In this study, we propose a new approach for mapping freezing episodes over agricultural areas, at plot scale, and in near real-time using Sentinel-1 SAR images acquired in VH and VV polarizations. Our approach relies on change detection in the S1 SAR backscattering coefficients (${\sigma }^0$) to detect frozen plots and can be divided into two major parts. The first part is responsible for calculating thresholds in order to distinguish between unfrozen, mild-to-moderately frozen, and severely frozen plots. Given that SAR backscatter fluctuations due to freezing can greatly vary between land cover classes, we opted to calculate the thresholds for each land cover class, and for each polarization (VH and VV). The second part of our algorithm is charged with the detection of frozen/unfrozen plots. The detection of a plot’s state at a particular date ‘$d_i$’ is done by calculating the difference between ${\sigma }^0$ at date ‘$d_i$’ and a mean value of the S-1 SAR signal obtained by using the value of three previously detected maximum ${\sigma }^0\left(max\_{\sigma }^0\right)$ from several days prior. $max\_{\sigma }^0$ values are obtained by detecting the maximum S1 SAR backscattered coefficients in a moving window of 15 days from and up to date ‘$d_i$’. Finally, due to several phenomena which can cause false freezing detection (rainfall, irrigation, tillage), a filter based on the registered air temperature at S-1 SAR’s acquisition time was introduced at the end of the detection chain. Our algorithm therefore will consider a particular plot as unfrozen if the reported temperature is higher than 3 °C.

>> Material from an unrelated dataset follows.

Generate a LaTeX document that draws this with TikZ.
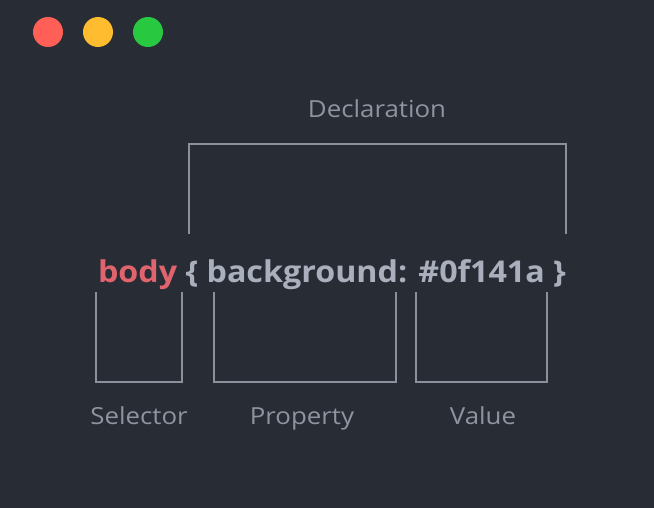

Our approach was tested over two agricultural sites in France, site A (near Paris), and site B (near Strasbourg). Site A has, in general, higher mean yearly temperatures than site B, and the occurrence of freezing episodes is less common. The results show that our algorithm was capable of detecting all major freezing episodes in both sites, using VH or VV, and in both the morning and afternoon periods. The results also show that the detection of frozen plots using VH could be less ambiguous than using VV, given the higher thresholds used in VH than in VV (the radar signal decay due to freezing is greater in VH than in VV), which resulted in a lower number of false detections. The higher thresholds used for LC1, in comparison to LC2 and LC3, also showed that LC1 has, on occasion, better accuracy when detecting frozen plots over both study sites. Finally, the qualitative analysis between our results and ERA5-Land’s soil and air temperatures showed high agreement. In essence, there were no freezing episodes detected in ERA5-Land that were not detected using our algorithm. However, our algorithm, which uses Sentinel-1 high resolution SAR images, is capable of detecting freezing episodes at the plot scale, in comparison to ERA5-Land which shows a coarser representation of freezing episodes (spatial resolution of 9 km).